### [Task description]
Which lines hold the word "this"? Copy each one.

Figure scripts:
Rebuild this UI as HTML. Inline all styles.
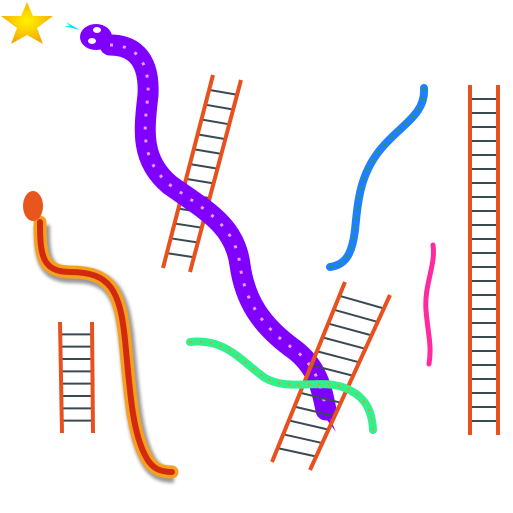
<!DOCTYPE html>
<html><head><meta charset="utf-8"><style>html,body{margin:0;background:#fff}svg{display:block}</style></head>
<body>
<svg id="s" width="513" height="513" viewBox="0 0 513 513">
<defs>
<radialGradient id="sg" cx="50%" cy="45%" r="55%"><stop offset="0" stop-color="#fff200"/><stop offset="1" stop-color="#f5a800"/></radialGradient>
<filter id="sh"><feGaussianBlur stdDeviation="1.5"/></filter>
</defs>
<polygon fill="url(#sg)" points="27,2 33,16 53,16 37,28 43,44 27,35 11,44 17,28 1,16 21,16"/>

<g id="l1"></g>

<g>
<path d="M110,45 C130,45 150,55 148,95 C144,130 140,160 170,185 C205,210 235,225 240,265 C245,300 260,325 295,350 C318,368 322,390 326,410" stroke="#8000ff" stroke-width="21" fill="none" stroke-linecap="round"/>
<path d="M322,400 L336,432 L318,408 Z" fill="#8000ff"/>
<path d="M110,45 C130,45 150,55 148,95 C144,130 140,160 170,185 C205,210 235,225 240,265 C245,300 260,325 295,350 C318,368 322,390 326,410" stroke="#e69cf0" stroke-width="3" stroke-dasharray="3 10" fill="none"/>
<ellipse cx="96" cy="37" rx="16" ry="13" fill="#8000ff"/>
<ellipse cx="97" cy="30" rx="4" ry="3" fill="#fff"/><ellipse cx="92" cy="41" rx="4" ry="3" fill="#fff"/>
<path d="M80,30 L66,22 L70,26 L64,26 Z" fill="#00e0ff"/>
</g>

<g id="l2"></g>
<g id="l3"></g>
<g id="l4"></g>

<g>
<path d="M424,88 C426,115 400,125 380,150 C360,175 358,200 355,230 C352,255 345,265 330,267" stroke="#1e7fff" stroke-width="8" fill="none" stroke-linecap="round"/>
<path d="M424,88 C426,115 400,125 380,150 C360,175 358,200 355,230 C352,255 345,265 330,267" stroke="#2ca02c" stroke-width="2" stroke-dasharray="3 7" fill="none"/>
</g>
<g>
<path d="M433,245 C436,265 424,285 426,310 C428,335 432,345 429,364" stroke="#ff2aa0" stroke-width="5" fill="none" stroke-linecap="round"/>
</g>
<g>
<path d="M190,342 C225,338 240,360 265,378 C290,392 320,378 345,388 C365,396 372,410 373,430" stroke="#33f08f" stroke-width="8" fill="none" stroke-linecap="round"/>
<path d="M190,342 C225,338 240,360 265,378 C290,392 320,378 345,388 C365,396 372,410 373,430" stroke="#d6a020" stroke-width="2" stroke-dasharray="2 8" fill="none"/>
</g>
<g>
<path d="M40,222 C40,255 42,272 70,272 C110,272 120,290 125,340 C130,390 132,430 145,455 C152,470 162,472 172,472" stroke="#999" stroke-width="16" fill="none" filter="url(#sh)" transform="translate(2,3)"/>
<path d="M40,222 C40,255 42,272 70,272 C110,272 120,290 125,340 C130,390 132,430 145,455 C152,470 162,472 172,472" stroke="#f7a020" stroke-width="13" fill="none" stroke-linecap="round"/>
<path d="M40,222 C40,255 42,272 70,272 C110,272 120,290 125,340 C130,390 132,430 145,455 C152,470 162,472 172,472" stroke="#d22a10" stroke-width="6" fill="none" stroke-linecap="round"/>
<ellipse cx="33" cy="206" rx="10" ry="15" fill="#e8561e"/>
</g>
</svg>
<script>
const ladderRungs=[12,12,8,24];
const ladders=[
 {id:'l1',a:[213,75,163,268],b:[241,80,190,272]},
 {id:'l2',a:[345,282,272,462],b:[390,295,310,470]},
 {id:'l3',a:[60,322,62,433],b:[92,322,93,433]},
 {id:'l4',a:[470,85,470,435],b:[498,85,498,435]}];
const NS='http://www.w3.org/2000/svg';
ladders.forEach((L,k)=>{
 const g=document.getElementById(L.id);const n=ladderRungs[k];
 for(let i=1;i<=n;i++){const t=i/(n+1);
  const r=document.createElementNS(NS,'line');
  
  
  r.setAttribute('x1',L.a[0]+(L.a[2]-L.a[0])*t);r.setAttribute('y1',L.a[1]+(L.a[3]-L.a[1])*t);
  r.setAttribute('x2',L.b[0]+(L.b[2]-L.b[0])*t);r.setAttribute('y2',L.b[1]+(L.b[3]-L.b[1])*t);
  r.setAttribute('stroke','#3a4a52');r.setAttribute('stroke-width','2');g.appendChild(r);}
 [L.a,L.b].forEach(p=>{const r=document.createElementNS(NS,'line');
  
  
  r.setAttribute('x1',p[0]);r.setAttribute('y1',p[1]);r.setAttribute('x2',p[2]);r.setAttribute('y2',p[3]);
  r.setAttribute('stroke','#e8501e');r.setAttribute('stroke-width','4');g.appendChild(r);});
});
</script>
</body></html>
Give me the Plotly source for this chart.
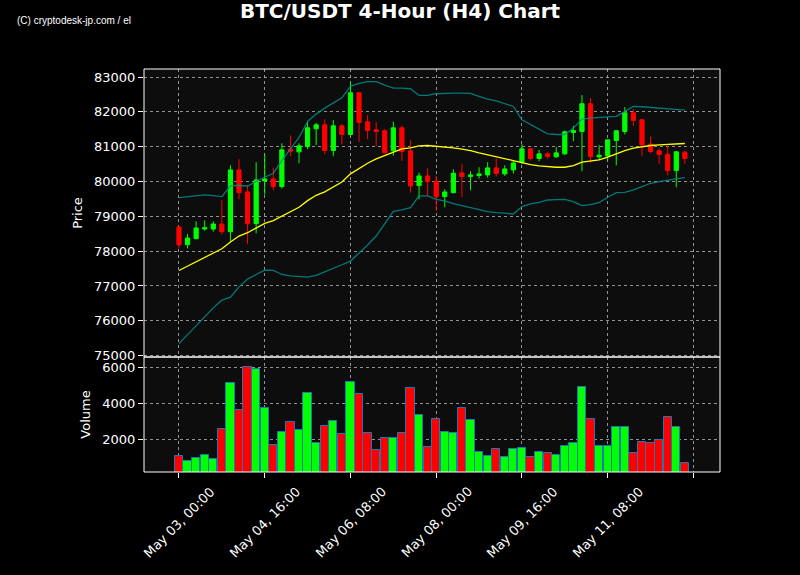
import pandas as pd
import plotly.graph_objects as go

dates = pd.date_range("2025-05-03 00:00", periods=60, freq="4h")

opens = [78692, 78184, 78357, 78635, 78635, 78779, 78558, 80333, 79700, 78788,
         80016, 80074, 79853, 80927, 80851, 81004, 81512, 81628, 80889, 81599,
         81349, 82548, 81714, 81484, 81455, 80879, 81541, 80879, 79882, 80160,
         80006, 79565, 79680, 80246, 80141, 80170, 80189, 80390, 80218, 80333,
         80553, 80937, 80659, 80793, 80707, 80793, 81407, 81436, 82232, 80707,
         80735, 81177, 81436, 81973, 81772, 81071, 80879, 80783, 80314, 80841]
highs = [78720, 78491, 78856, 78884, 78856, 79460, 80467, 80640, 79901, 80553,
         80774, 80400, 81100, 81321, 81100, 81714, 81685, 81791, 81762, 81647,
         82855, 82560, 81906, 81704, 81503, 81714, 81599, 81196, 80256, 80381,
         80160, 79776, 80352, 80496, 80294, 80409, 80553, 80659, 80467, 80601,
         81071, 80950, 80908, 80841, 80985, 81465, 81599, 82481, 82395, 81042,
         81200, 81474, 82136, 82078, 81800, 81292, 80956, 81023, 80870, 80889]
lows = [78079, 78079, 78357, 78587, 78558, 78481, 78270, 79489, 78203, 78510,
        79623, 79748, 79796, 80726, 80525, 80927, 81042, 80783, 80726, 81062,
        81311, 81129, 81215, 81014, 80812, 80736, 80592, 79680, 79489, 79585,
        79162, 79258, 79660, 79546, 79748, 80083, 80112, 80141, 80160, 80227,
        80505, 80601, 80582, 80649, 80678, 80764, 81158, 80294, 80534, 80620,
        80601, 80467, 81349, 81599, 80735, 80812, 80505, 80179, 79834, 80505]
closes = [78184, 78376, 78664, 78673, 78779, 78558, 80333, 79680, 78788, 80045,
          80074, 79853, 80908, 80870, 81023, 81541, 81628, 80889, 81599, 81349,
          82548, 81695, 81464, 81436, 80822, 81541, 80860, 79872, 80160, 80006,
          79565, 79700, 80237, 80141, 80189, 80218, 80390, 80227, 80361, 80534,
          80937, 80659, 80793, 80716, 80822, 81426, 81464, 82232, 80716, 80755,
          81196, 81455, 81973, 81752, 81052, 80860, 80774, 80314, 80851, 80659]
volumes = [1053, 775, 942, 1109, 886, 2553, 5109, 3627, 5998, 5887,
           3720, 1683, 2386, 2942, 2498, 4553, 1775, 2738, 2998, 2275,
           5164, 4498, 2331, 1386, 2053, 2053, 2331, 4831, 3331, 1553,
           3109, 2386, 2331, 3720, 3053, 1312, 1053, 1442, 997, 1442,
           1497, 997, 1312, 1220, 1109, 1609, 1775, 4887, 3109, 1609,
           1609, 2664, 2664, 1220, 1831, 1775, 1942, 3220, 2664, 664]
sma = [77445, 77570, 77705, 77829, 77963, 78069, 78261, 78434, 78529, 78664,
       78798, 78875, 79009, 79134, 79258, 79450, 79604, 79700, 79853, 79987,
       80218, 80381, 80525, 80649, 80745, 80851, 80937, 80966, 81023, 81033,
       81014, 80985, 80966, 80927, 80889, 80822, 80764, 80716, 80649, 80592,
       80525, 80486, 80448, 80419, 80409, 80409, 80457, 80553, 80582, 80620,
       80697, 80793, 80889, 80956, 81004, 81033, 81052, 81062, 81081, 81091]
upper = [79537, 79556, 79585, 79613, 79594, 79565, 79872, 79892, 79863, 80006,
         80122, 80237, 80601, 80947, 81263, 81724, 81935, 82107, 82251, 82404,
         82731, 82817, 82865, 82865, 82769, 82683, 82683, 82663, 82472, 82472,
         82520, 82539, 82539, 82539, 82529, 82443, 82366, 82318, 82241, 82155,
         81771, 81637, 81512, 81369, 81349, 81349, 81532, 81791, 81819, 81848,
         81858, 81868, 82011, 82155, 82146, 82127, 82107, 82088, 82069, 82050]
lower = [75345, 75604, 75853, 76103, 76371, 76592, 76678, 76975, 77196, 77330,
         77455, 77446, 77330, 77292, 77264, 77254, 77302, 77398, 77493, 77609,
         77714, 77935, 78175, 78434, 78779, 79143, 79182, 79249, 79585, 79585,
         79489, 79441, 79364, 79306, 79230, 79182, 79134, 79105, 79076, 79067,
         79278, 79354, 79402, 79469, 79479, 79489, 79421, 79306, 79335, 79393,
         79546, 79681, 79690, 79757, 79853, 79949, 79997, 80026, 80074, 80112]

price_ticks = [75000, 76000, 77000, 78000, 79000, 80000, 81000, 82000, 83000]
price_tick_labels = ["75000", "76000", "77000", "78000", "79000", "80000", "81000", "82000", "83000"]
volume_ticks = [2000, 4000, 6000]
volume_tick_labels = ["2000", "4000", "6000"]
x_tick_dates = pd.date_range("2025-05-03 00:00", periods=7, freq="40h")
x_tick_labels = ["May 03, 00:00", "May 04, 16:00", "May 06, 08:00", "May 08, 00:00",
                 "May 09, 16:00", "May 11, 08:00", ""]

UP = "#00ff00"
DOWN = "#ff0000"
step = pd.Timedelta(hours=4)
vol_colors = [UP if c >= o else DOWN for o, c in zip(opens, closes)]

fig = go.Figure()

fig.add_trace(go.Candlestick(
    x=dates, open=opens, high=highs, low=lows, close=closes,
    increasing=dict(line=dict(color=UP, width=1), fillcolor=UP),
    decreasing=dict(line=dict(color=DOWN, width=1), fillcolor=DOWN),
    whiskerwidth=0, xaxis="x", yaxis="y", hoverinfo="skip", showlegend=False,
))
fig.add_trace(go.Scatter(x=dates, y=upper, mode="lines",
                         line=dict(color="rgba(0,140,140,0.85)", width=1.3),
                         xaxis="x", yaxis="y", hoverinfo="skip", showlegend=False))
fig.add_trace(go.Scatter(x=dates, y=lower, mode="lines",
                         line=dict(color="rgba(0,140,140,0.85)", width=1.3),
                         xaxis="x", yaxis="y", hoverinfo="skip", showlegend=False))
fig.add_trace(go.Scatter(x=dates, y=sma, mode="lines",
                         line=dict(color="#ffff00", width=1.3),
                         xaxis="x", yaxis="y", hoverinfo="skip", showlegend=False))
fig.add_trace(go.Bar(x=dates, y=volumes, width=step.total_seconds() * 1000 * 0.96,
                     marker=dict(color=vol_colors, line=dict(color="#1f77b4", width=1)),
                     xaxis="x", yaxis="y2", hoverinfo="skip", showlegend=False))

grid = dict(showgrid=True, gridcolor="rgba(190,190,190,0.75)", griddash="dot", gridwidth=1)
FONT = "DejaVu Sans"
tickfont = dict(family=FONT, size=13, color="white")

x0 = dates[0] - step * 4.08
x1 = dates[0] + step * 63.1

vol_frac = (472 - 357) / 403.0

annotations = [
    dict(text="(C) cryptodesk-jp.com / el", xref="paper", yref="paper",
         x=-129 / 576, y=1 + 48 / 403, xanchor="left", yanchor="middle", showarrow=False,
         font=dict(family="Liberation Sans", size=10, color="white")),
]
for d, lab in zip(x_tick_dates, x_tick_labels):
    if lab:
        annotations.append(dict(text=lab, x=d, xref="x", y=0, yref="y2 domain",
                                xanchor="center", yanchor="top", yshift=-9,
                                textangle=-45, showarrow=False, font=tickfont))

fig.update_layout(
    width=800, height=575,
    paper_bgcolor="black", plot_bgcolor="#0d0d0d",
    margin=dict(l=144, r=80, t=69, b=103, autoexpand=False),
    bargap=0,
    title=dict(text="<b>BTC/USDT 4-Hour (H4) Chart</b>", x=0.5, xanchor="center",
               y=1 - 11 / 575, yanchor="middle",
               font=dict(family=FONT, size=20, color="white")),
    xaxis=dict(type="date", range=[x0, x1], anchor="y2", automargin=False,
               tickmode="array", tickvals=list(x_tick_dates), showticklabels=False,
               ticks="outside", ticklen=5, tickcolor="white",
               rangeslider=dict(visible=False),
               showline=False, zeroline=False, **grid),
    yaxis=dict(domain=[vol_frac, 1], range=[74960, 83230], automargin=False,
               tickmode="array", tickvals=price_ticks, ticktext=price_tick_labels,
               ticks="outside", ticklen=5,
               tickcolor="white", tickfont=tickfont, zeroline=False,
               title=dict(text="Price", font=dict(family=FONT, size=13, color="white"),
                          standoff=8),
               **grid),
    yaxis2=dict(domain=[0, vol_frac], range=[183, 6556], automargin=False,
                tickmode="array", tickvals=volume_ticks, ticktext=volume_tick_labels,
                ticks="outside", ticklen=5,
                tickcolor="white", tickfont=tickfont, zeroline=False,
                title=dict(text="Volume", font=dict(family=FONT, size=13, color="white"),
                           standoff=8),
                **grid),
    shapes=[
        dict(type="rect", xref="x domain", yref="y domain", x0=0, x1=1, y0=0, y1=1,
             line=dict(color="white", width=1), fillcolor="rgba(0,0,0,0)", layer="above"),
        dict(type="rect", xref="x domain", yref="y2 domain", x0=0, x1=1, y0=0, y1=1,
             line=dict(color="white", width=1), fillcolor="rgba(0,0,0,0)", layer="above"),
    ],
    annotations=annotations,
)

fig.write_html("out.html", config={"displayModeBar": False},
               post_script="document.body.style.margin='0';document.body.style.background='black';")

### [Expected answer]
Rebuild this UI as HTML. Inline all styles.
Give me the Plotly source for this chart.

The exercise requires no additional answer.